Overview
Overview of Next 4B
Next 4B is a 4-billion parameter multimodal Vision-Language Model (VLM) developed by Lamapi, built upon the Gemma 3 architecture. It stands out as Türkiye’s first open-source VLM, capable of processing both text and images efficiently. The model is designed for robust visual understanding, reasoning, and creative generation, with a focus on providing context-aware multimodal outputs.
Key Capabilities
- Multimodal Intelligence: Understands and reasons over both images and text, enabling tasks like image captioning and multimodal question answering.

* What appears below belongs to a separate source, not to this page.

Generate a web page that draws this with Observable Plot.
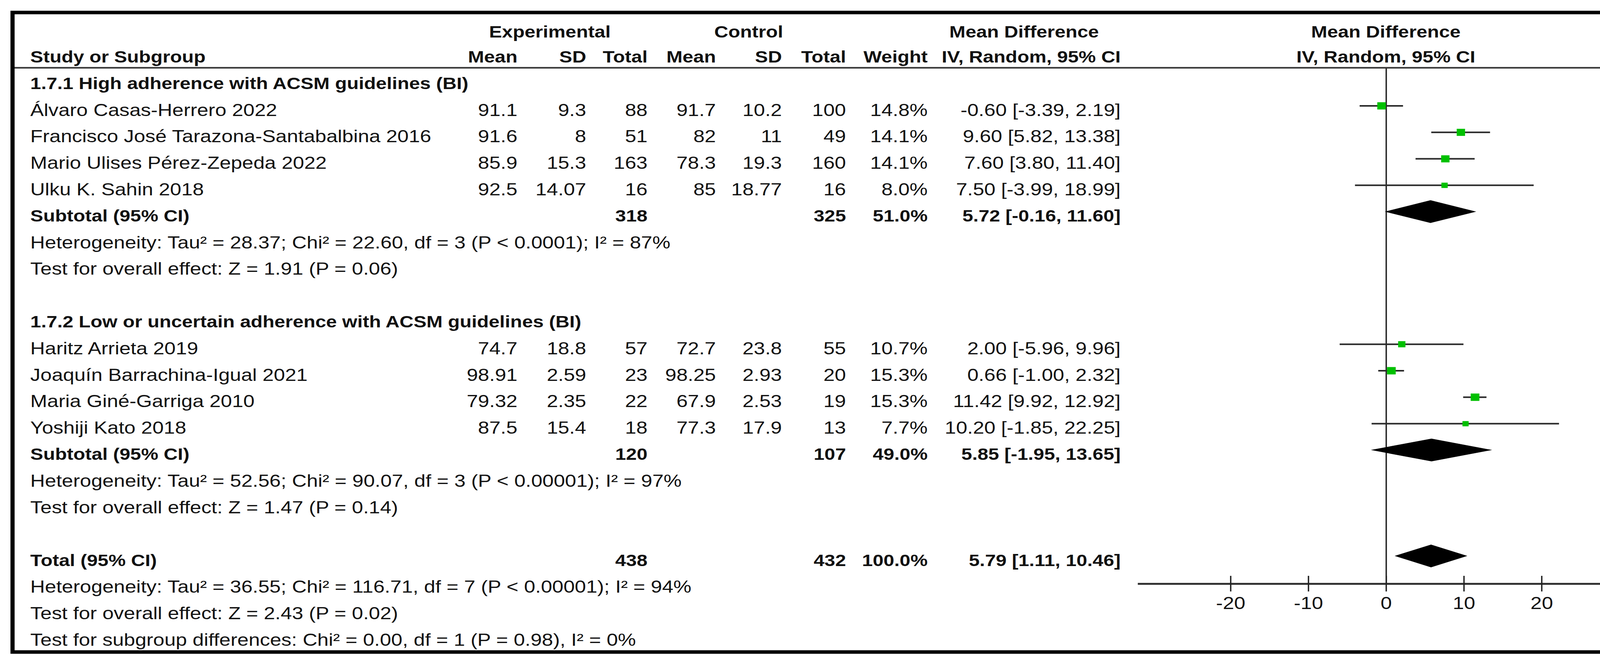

- Efficiency: Optimized for low VRAM environments, supporting 8-bit quantization for deployment on consumer-grade GPUs.
- Multilingual & Turkish-Ready: Handles complex Turkish text with high accuracy while maintaining strong multilingual capabilities.
- Advanced Reasoning: Supports logical and analytical reasoning across both textual and visual inputs.
- Open Source: Provided under the MIT License, fostering community-driven research and applications.
Performance Highlights
While the provided benchmarks primarily highlight the Next 1B and Next 14B models, Next 4B is positioned as an efficient and capable VLM. The Next series models demonstrate competitive performance in benchmarks such as MMLU, MMLU-Pro, GSM8K, and MATH, indicating strong reasoning and general knowledge capabilities within their respective parameter counts.
Ideal Use Cases
- Image Captioning: Generating descriptive text for images.
- Multimodal QA: Answering questions that require understanding both visual and textual information.
- Text Generation: Creating coherent and contextually relevant text.
- Reasoning Tasks: Performing logical and analytical reasoning with multimodal inputs.
- Creative Storytelling: Assisting in generating creative content that integrates text and images.